If a system is at equilibrium and a change is made to the conditions, then the system responds to counteract the change. This is known Le Chatelier's Principle.
If an increase of concentration is made to one side of the reversible reaction, the more of the other side is formed until equilibrium is reached again.
If we increase the temperature of a system, then the equilibrium shifts to the left to reduce the temperature. That is because the reverse reaction is endothermic, so energy is taken, causing the temperature to fall.
The pressure of a gas depends on the number of molecules. If we increase the pressure on a reversible reaction at equilibrium, the position of the equilibrium shifts to the side with the smaller number of molecules.
If we reduce the pressure, then the position of the equilibrium shifts to the side with the larger number of molecules.
We find crude oil in rocks and crude oil is a finite resource (it will eventually run out if we keep on using it).
Crude oil is formed over millions of years from the remains of tiny sea creatures called plankton which were buried in mud.

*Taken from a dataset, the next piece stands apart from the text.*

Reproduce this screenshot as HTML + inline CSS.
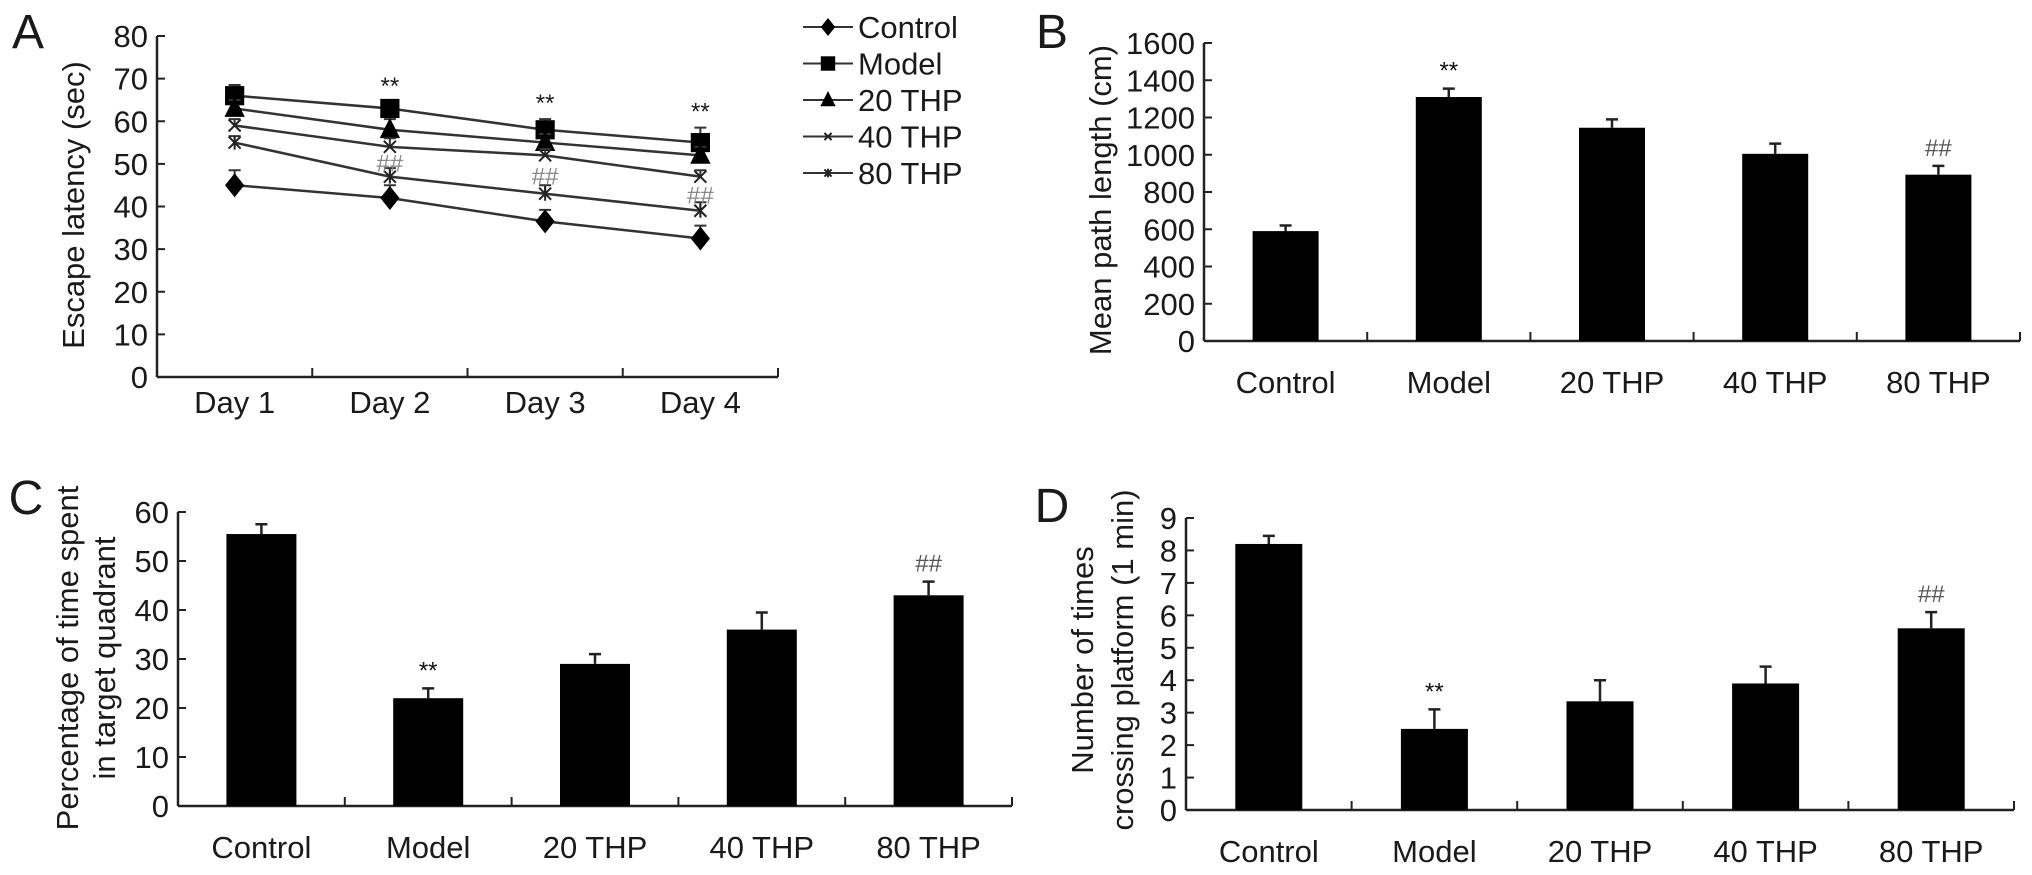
<!DOCTYPE html>
<html><head><meta charset="utf-8">
<style>
html,body{margin:0;padding:0;background:#fff;}
svg{display:block;font-family:"Liberation Sans",Arial,sans-serif;}
</style></head>
<body>
<svg id="fig" width="2032" height="875" viewBox="0 0 2032 875"></svg>
<script>
// ---------- Panel A data ----------
const daysA = ["Day 1","Day 2","Day 3","Day 4"];
const ticksA = [0,10,20,30,40,50,60,70,80];
const controlA = [45,42,36.5,32.5];
const controlErrA = [3.5,3,2.7,3];
const modelA = [66,63,58,55];
const modelErrA = [2.5,1.5,2.5,3.5];
const thp20A = [63,58,55,52];
const thp20ErrA = [2,2.5,2,2];
const thp40A = [59,54,52,47];
const thp40ErrA = [1.5,2,1.5,1.5];
const thp80A = [55,47,43,39];
const thp80ErrA = [1.5,2,2,2];
// ---------- Bar panels ----------
const groups = ["Control","Model","20 THP","40 THP","80 THP"];
const ticksB = [0,200,400,600,800,1000,1200,1400,1600];
const pathLen = [590,1310,1145,1005,893];
const pathLenErr = [30,45,45,55,47];
const ticksC = [0,10,20,30,40,50,60];
const pctTime = [55.5,22,29,36,43];
const pctTimeErr = [2,2,2,3.5,2.8];
const ticksD = [0,1,2,3,4,5,6,7,8,9];
const crossings = [8.2,2.5,3.35,3.9,5.6];
const crossingsErr = [0.25,0.6,0.65,0.52,0.5];

const NS="http://www.w3.org/2000/svg";
const svg=document.getElementById('fig');
const FS=31;
function mk(tag,attrs,parent){const e=document.createElementNS(NS,tag);for(const k in attrs)e.setAttribute(k,attrs[k]);(parent||svg).appendChild(e);return e;}
function txt(s,x,y,size,anchor,parent,extra){const t=mk('text',Object.assign({x:x,y:y,'font-size':size,'text-anchor':anchor||'middle',fill:'#1a1a1a'},extra||{}),parent);t.textContent=s;return t;}

function axes(g,x0,x1,yTop,yBot,ticks,nCats,labels,labelY){
  const maxV=ticks[ticks.length-1];
  const yS=v=>yBot-(v/maxV)*(yBot-yTop);
  mk('line',{x1:x0,y1:yTop,x2:x0,y2:yBot,stroke:'#222','stroke-width':2.5},g);
  mk('line',{x1:x0,y1:yBot,x2:x1,y2:yBot,stroke:'#222','stroke-width':2.5},g);
  ticks.forEach(t=>{
    const y=yS(t);
    const tl=mk('line',{x1:x0,y1:y,x2:x0+8,y2:y,stroke:'#222','stroke-width':2},g);
    
    
    const lb=txt(String(t),x0-9,y+11,FS,'end',g);
    
    
  });
  const w=(x1-x0)/nCats;
  for(let i=1;i<=nCats;i++){
    const tl=mk('line',{x1:x0+w*i,y1:yBot,x2:x0+w*i,y2:yBot-9,stroke:'#222','stroke-width':2},g);
    
    
  }
  labels.forEach((l,i)=>{
    const lb=txt(l,x0+w*(i+0.5),labelY,FS,'middle',g);
    
    
  });
  return {yS:yS,xC:i=>x0+w*(i+0.5),w:w};
}

function barPanel(name,x0,x1,yTop,yBot,ticks,vals,errs,labelY,barW,marks){
  const g=mk('g',{});
  const ax=axes(g,x0,x1,yTop,yBot,ticks,vals.length,groups,labelY);
  vals.forEach((v,i)=>{
    const cx=ax.xC(i);
    const r=mk('rect',{x:cx-barW/2,y:ax.yS(v),width:barW,height:yBot-ax.yS(v),fill:'#000'},g);
    
    
    const ye=ax.yS(v+errs[i]);
    const e=mk('path',{d:`M${cx},${ax.yS(v)} V${ye} M${cx-6},${ye} H${cx+6}`,stroke:'#222','stroke-width':2.5,fill:'none'},g);
    
    
    if(marks[i]){
      const m=txt(marks[i],cx,ye-10,24,'middle',g,{fill:marks[i]==='**'?'#111':'#555'});
      
      
    }
  });
  return g;
}

// ---------- Panel A ----------
(function(){
  const g=mk('g',{});
  const ax=axes(g,157,778,36,377,ticksA,4,daysA,413);
  const series=[
    {n:'control',v:controlA,e:controlErrA,m:'diamond'},
    {n:'model',v:modelA,e:modelErrA,m:'square'},
    {n:'20-thp',v:thp20A,e:thp20ErrA,m:'triangle'},
    {n:'40-thp',v:thp40A,e:thp40ErrA,m:'x'},
    {n:'80-thp',v:thp80A,e:thp80ErrA,m:'star'}];
  function marker(type,x,y,s,parent){
    let el;
    if(type==='diamond') el=mk('path',{d:`M${x},${y-s} L${x+s*0.8},${y} L${x},${y+s} L${x-s*0.8},${y}Z`,fill:'#000'},parent);
    else if(type==='square') el=mk('rect',{x:x-s*0.8,y:y-s*0.8,width:s*1.6,height:s*1.6,fill:'#000'},parent);
    else if(type==='triangle') el=mk('path',{d:`M${x},${y-s} L${x+s*0.85},${y+s*0.7} L${x-s*0.85},${y+s*0.7}Z`,fill:'#000'},parent);
    else if(type==='x') el=mk('path',{d:`M${x-s*0.6},${y-s*0.6} L${x+s*0.6},${y+s*0.6} M${x-s*0.6},${y+s*0.6} L${x+s*0.6},${y-s*0.6}`,stroke:'#222','stroke-width':2,fill:'none'},parent);
    else el=mk('path',{d:`M${x-s*0.6},${y-s*0.6} L${x+s*0.6},${y+s*0.6} M${x-s*0.6},${y+s*0.6} L${x+s*0.6},${y-s*0.6} M${x},${y-s*0.7} V${y+s*0.7}`,stroke:'#222','stroke-width':2,fill:'none'},parent);
    return el;
  }
  series.forEach(s=>{
    const pts=s.v.map((v,i)=>[ax.xC(i),ax.yS(v)]);
    const l=mk('polyline',{points:pts.map(p=>p.join(',')).join(' '),fill:'none',stroke:'#333','stroke-width':2.5},g);
    
    
    s.v.forEach((v,i)=>{
      const x=ax.xC(i),ye=ax.yS(v+s.e[i]);
      const e=mk('path',{d:`M${x},${ax.yS(v)} V${ye} M${x-6},${ye} H${x+6}`,stroke:'#333','stroke-width':2,fill:'none'},g);
      
      
      const m=marker(s.m,x,ax.yS(v),s.m==='x'||s.m==='star'?10:12,g);
      
      
    });
  });
  [1,2,3].forEach(i=>{
    const st=txt('**',ax.xC(i),ax.yS(modelA[i]+modelErrA[i])-8,24,'middle',g);
    
    
    const h=txt('##',ax.xC(i),ax.yS((thp80A[i]+thp40A[i])/2)+10,24,'middle',g,{fill:'#888'});
    
    
  });
  const yt=txt('Escape latency (sec)',0,0,FS,'middle',g,{transform:'translate(84,205) rotate(-90)'});
  
  
  const pl=txt('A',28,48,48,'middle',g);
  
  
  // legend
  const lg=mk('g',{});
  const names=['Control','Model','20 THP','40 THP','80 THP'];
  series.forEach((s,i)=>{
    const y=27+i*36.5;
    const e=mk('g',{},lg);
    
    
    mk('line',{x1:803,y1:y,x2:853,y2:y,stroke:'#333','stroke-width':2},e);
    marker(s.m,828,y,s.m==='x'||s.m==='star'?6:9,e);
    txt(names[i],858,y+11,FS,'start',e);
  });
})();

// ---------- Panel B ----------
(function(){
  const g=barPanel('panel-b',1204,2020,43,341,ticksB,pathLen,pathLenErr,393,66,['','**','','','##']);
  const yt=txt('Mean path length (cm)',0,0,FS,'middle',g,{transform:'translate(1111,200) rotate(-90)'});
  
  
  const pl=txt('B',1052,48,48,'middle',g);
  
  
})();

// ---------- Panel C ----------
(function(){
  const g=barPanel('panel-c',178,1012,512,806,ticksC,pctTime,pctTimeErr,858,70,['','**','','','##']);
  const y1=txt('Percentage of time spent',0,0,FS,'middle',g,{transform:'translate(78,658) rotate(-90)'});
  
  
  const y2=txt('in target quadrant',0,0,FS,'middle',g,{transform:'translate(115,658) rotate(-90)'});
  
  
  const pl=txt('C',26,514,48,'middle',g);
  
  
})();

// ---------- Panel D ----------
(function(){
  const g=barPanel('panel-d',1186,2014,518,810,ticksD,crossings,crossingsErr,862,67,['','**','','','##']);
  const y1=txt('Number of times',0,0,FS,'middle',g,{transform:'translate(1093,660) rotate(-90)'});
  
  
  const y2=txt('crossing platform (1 min)',0,0,FS,'middle',g,{transform:'translate(1133,660) rotate(-90)'});
  
  
  const pl=txt('D',1052,522,48,'middle',g);
  
  
})();
</script>
</body></html>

Crude oil is a mixture of molecules called hydrocarbons.
Hydrocarbons are molecules made up of hydrogen and carbon atoms only.
Alkanes have the general formula: CnH2n+2
If we know the number of carbon atoms in the alkane (n), then we can calculate the number of hydrogen atoms.
Alkanes are saturated molecules. That is because the carbon atoms are fully bonded to hydrogen atoms.
Methane = CH4
Ethane = C2H6
Propane = C3H8
Butane = C4H10
Viscosity tells us the thickness of a fluid. Fluids with a high viscosity flow slowly
As the size of the hydrocarbon molecules increases, the molecules get more viscous.
Long chain hydrocarbons are extremely viscous.
Flammability tells us how easily a hydrogen combusts (burns).
Short chain hydrocarbons are extremely flammable.
As the size of the hydrocarbon molecules increases, the molecules get less flammable.